In theorem proving, you try to provide the rationale of why things can't go
wrong in form of theorems. This often follows the informal reasoning. E.g.
suppose we're in the "earliest" bad state s, then previously X must've
happened, which must've been caused by Y previously happening, which must've
happened in some state s' which was also bad but earlier than s, which is a
contradiction. However, you also have to convince the theorem prover that your
reasoning is sound. So first you need to understand what methods of reasoning
you are using precisely (e.g. my example essentially relied on induction,
which might not be clear to most people), and you also need to somewhat
understand the way of how the prover "ticks" and what kinds of reasoning steps
it can perform automatically.

So theorem proving requires more training and effort than model checking. On
the flip side, model checking typically works only for finite systems. So your
model (transition system) could only have, say, 3 or 4 processes, and the
range of the variables would be restricted (say my variable x could only range
between 0 and 4), as would be the number of messages in the network.

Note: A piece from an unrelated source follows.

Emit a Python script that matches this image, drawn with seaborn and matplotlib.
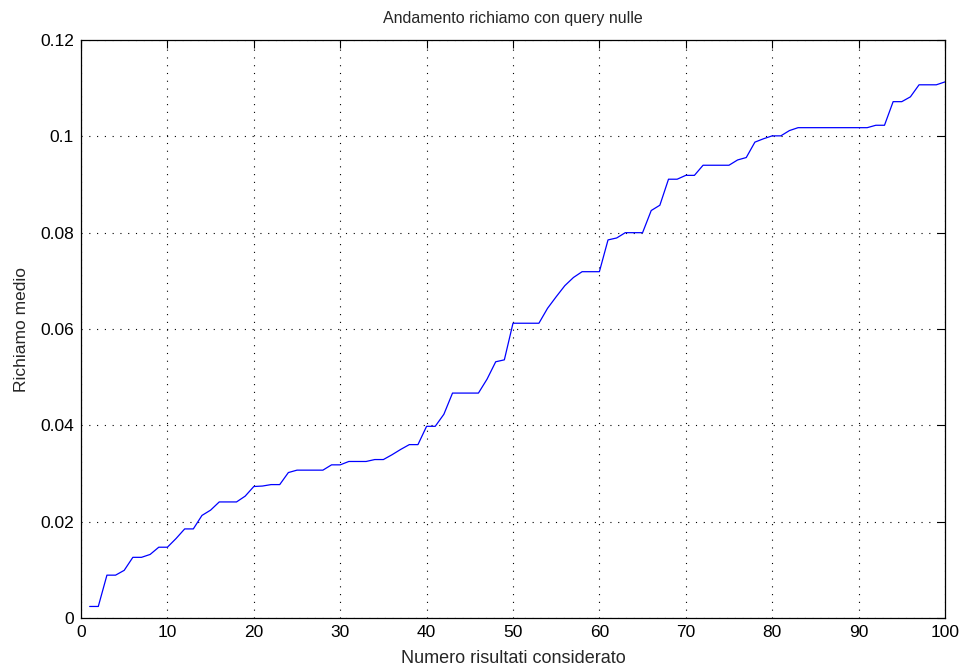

Obviously, this doesn't give you such strong guarantees - maybe your system
works fine for 4 processes, but does something wrong when you have 5 of them.

Depending (hah!) on the type system used in your dependently typed language of
choice, those languages are actually a kind of theorem provers! This includes
Coq, but also Idris and Agda. They exploit the so-called Curry-Howard
correspondence, which equates mathematical propositions to (dependent) types,
and proofs of the said propositions to terms (programs) of the given type.